Pontificating about sticking to 70mph does not make you right if in fact you cut up the speeding driver as the highway code also says your actions should not cause other drivers to change their speed or direction. There's the legal and textbook way to drive and there is reality. Even the police cater for this with flexibility to overlook speeding which is within 10% + 2mph of the limit. Seeing a car in the rearview mirror as you must and should have done, haring up the outside lane and still pulling out while maintaining 70mph to overtake a car of similar speed is annoying at best and potentially dangerous if you had cut up the driver behind. You could have at least sped up to pass the car as soon as possible or slowed down and stayed behind the car until it was safe to pass at the constant 70mph that you obviously are intent on sticking to. The subsequent brake testing was an overreaction, though I can fully sympathise with their annoyance at you, but to the both of you I would say two wrongs don't make a right.
I deliberately go out in stolen 4 x 4s looking for brake testers, the get such a shock when I just nudge their rear ends and speed off.. :) (its the shocked look as I pass them that gets me)
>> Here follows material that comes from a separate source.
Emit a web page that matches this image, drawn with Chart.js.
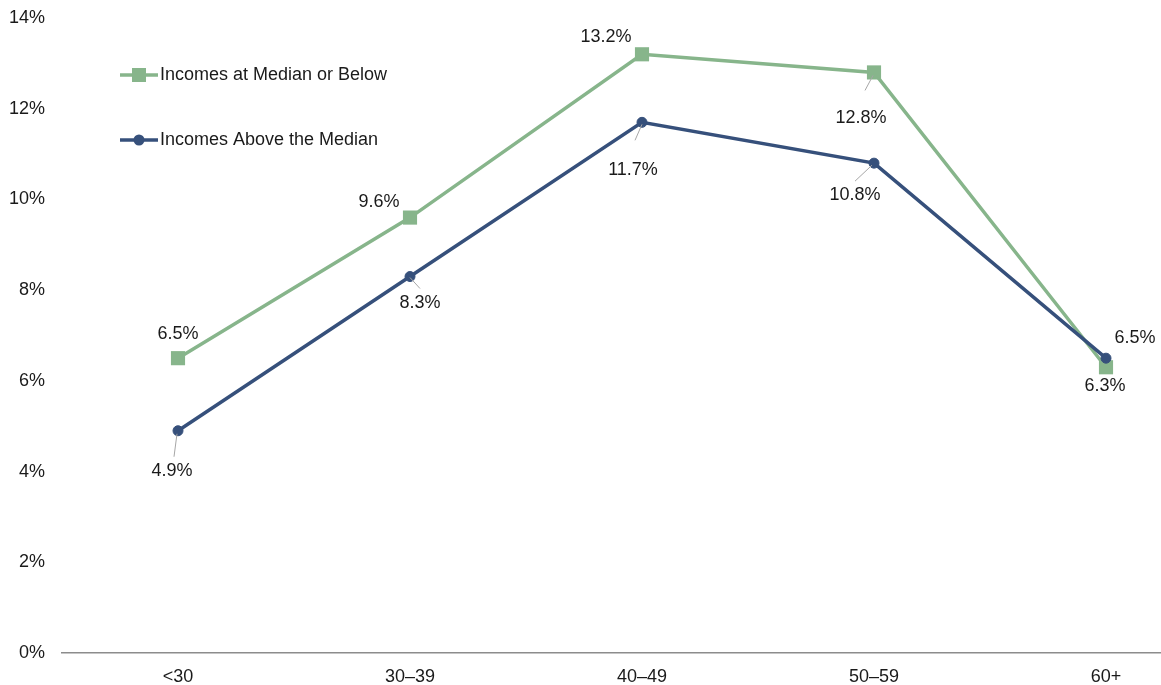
<!DOCTYPE html>
<html>
<head>
<meta charset="utf-8">
<script src="https://cdn.jsdelivr.net/npm/chart.js@4/dist/chart.umd.min.js"></script>
<style>
  html, body { margin: 0; padding: 0; background: #fff; overflow: hidden; }
  #wrap { position: relative; width: 1240px; height: 685px; }
</style>
</head>
<body>
<div id="wrap"><canvas id="c" width="1240" height="685"></canvas></div>
<script>
// Age groups and share of each income group (percent)
const ageGroups = ['<30', '30\u201339', '40\u201349', '50\u201359', '60+'];
const atOrBelowMedian = [6.5, 9.6, 13.2, 12.8, 6.3];
const aboveMedian = [4.9, 8.3, 11.7, 10.8, 6.5];
const yTicks = [0, 2, 4, 6, 8, 10, 12, 14];

const seriesNames = ['Incomes at Median or Below', 'Incomes Above the Median'];
const GREEN = '#87b58b';
const BLUE = '#36507b';
const FONT = '"Liberation Sans", Arial, sans-serif';
const FONT_SIZE = 18;

// Label placement per point: [dx, dy] of label centre from the point,
// and optional leader line [x1, y1, x2, y2] relative to the point.
const greenLabelPlacement = [
  { dx: 0, dy: -24 },
  { dx: -31, dy: -16 },
  { dx: -36, dy: -17 },
  { dx: -13, dy: 46, leader: [-1, 3, -9, 18] },
  { dx: -1, dy: 19 }
];
const blueLabelPlacement = [
  { dx: -6, dy: 40, leader: [-1, 3, -4, 26] },
  { dx: 10, dy: 26, leader: [0, 1, 10, 12] },
  { dx: -9, dy: 48, leader: [0, 2, -7, 18] },
  { dx: -19, dy: 32, leader: [-2, 2, -19, 18] },
  { dx: 29, dy: -20 }
];

const valueLabels = {
  id: 'valueLabels',
  afterDatasetsDraw(chart) {
    const ctx = chart.ctx;
    const sets = [
      { idx: 0, place: greenLabelPlacement },
      { idx: 1, place: blueLabelPlacement }
    ];
    ctx.save();
    sets.forEach(s => {
      const meta = chart.getDatasetMeta(s.idx);
      const values = chart.data.datasets[s.idx].data;
      meta.data.forEach((pt, i) => {
        const p = s.place[i];
        if (p.leader) {
          ctx.strokeStyle = '#a6a6a6';
          ctx.lineWidth = 1;
          ctx.beginPath();
          ctx.moveTo(pt.x + p.leader[0], pt.y + p.leader[1]);
          ctx.lineTo(pt.x + p.leader[2], pt.y + p.leader[3]);
          ctx.stroke();
        }
        ctx.fillStyle = '#1a1a1a';
        ctx.font = FONT_SIZE + 'px ' + FONT;
        ctx.textAlign = 'center';
        ctx.textBaseline = 'middle';
        ctx.fillText(values[i].toFixed(1) + '%', pt.x + p.dx, pt.y + p.dy);
      });
    });
    ctx.restore();
  }
};

const insetLegend = {
  id: 'insetLegend',
  afterDraw(chart) {
    const ctx = chart.ctx;
    const items = [
      { text: seriesNames[0], color: GREEN, style: 'rect', y: 75 },
      { text: seriesNames[1], color: BLUE, style: 'circle', y: 140 }
    ];
    ctx.save();
    items.forEach(it => {
      ctx.strokeStyle = it.color;
      ctx.lineWidth = 3.5;
      ctx.beginPath();
      ctx.moveTo(120, it.y);
      ctx.lineTo(158, it.y);
      ctx.stroke();
      ctx.fillStyle = it.color;
      if (it.style === 'rect') {
        ctx.fillRect(132, it.y - 7, 14, 14);
      } else {
        ctx.beginPath();
        ctx.arc(139, it.y, 5.5, 0, Math.PI * 2);
        ctx.fill();
      }
      ctx.fillStyle = '#1a1a1a';
      ctx.font = FONT_SIZE + 'px ' + FONT;
      ctx.textAlign = 'left';
      ctx.textBaseline = 'middle';
      ctx.fillText(it.text, 160, it.y);
    });
    ctx.restore();
  }
};

new Chart(document.getElementById('c'), {
  type: 'line',
  data: {
    labels: ageGroups,
    datasets: [
      {
        label: seriesNames[0],
        data: atOrBelowMedian,
        borderColor: GREEN,
        backgroundColor: GREEN,
        borderWidth: 3.5,
        pointStyle: 'rect',
        pointRadius: 10,
        pointBorderWidth: 0,
        tension: 0,
        order: 2
      },
      {
        label: seriesNames[1],
        data: aboveMedian,
        borderColor: BLUE,
        backgroundColor: BLUE,
        borderWidth: 3.5,
        pointStyle: 'circle',
        pointRadius: 5,
        pointBorderWidth: 1,
        tension: 0,
        order: 1
      }
    ]
  },
  options: {
    responsive: false,
    animation: false,
    layout: { padding: { top: 18, right: 18, bottom: 0, left: 0 } },
    plugins: {
      legend: { display: false },
      tooltip: { enabled: false }
    },
    scales: {
      x: {
        offset: true,
        grid: { display: false, drawTicks: false },
        border: { display: true, color: '#8c8c8c', width: 1.5 },
        ticks: {
          color: '#1a1a1a',
          font: { family: FONT, size: FONT_SIZE },
          padding: 13,
          maxRotation: 0
        },
        afterFit(scale) { scale.height = 32; }
      },
      y: {
        min: 0,
        max: 14,
        // invisible tick marks keep the labels clear of the plot edge
        grid: {
          display: true,
          drawOnChartArea: false,
          drawTicks: true,
          tickLength: 17,
          color: 'rgba(0,0,0,0)'
        },
        border: { display: false },
        afterBuildTicks(scale) { scale.ticks = yTicks.map(v => ({ value: v })); },
        ticks: {
          color: '#1a1a1a',
          font: { family: FONT, size: FONT_SIZE },
          padding: 0,
          callback: v => v + '%'
        },
        afterFit(scale) { scale.width = 62; }
      }
    }
  },
  plugins: [valueLabels, insetLegend]
});
</script>
</body>
</html>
Pontificating about sticking to 70mph does not make you right if in fact you cut up the speeding driver as the highway code also says your actions should not cause other drivers to change their speed or direction. There's the legal and textbook way to drive and there is reality. Even the police cater for this with flexibility to overlook speeding which is within 10% + 2mph of the limit. Seeing a car in the rearview mirror as you must and should have done, haring up the outside lane and still pulling out while maintaining 70mph to overtake a car of similar speed is annoying at best and potentially dangerous if you had cut up the driver behind. You could have at least sped up to pass the car as soon as possible or slowed down and stayed behind the car until it was safe to pass at the constant 70mph that you obviously are intent on sticking to. The subsequent brake testing was an overreaction, though I can fully sympathise with their annoyance at you, but to the both of you I would say two wrongs don't make a right.